Each morning and evening when I let the dog out the back door, he makes a beeline for the back corner of the yard and circles around my pile. Sometimes he chases off a squirrel or sniffs out a chipmunk, but more often on these mid-summer days, morning and night, he gives flight to two or three robins that have taken to perching on the log walls beside the pile. I can see tell-tale signs that they flick about the surface of my pile, scattering flecks of leaf litter in search of easy pickings.

Not unlike the robins, I inspect the surface of my pile each time I visit, plucking out and flicking away the twigs and wood chips that continually bob up like corks to the surface. I seldom notice those woody chunks and stems when I rake up the leaves from the yard each fall. Maybe some fall directly from the overhanging maple that shades my pile; most get hoovered up when I pass the mower along the mulched garden beds. But still, these stray pieces remind me that a leaf really is just the tip of the spear, and the trees in my yard continually crop themselves by shedding bark and limbs and branches, which fall to the ground to be broken down further by hand or blade. I pick them off as a habit all through the winter and spring and toss the pieces to the side, their dark moist color standing out from bed of the sun-bleached wood chips spread between my pile and tool shed.

An oblique view of my pile from a couple years ago. At this point in the season it is a squat, rounded mound of nearly finished compost.

Each chip I toss aside is one less piece I’ll need to screen the finished compost come the time to disperse it across my lawn, a laborious task I rarely bother with anyway. Mostly such grooming is my way to stay connected with my pile, by hand, much in the same way I enjoy picking up seashells and curious rocks at the beach, or plucking rocks from the lawn heaved up by the spring thaw. A touch is sometimes all it takes to stay connected, bonded. Ask any chimp.

My pile gives me much pleasure, in the way that a backyard sandbox once entertained my boy, a world unto its own, full of imaginings and possibilities.

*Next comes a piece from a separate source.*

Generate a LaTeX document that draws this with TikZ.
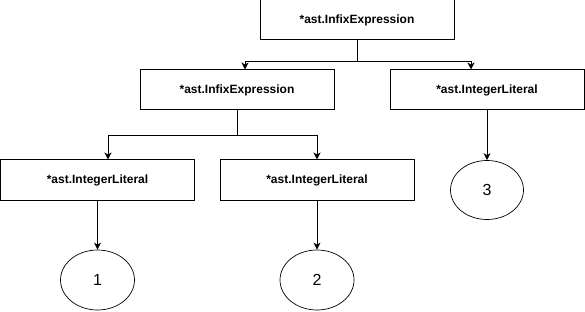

The recent hard-pounding rain has exposed, like it always does, a fresh smattering of wood chips and twigs gathered to flick away. Flotsam and jetsam from the beach constantly reveal themselves as well; the rubber heel to a flip-flop, a stretchy wristband and other scraps of plastic are tossed aside as well, to be taken back inside to the garbage can in the kitchen. Tonight’s surprise find is a salad fork, likely discarded from a dinner plate hastily scraped off by one of the neighbor’s girls and dumped into the waste bucket. Its tines are crusted with humus; I’ll stick it in the dishwasher before returning it, once again shiny and stainless, to the family next door. My pile is nearly done. I can tell that not by sticking a fork in it, but by pulling one out.

In no small way, I want to delay the end game, to string out my pile for as long as I can. Over the past six months I’ve mixed into the base heap of autumn leaves hundreds and hundreds of pounds of reclaimed green organics, from kitchen, lawn and garden, beach and barn. I’ve turned and aerated the top and front and back and left side. Next will I will plunge into the right side, squaring the circle that is my pile with pitchfork and rake.  It’s the final untouched quadrant of my pile, and once I turn it up and over, I will have handled most every inch of my pile, save for the very bottom core. Though I’ve scratched the surface of my pile through and through, deep inside it is a time capsule of compost undisturbed since late last fall. No doubt there will be new surprises to come across, along with a rich supply of humus I had no hand in making. My pile always does its own thing, and that thing is turning the rot of old life into living new soil.

I’ll harvest a small portion for the vegetable garden, adding shovels of nearly finished compost around the tomato plants and along the rows of salad greens to keep the weeds at bay and the soil from baking in the hot summer sun. The rest I will soon broadcast across the yard and mulch into the turf — a labor of love but laborious, too. And then, my pile will be no more.

So for now, I am content for my pile to stay itself, in all its glory.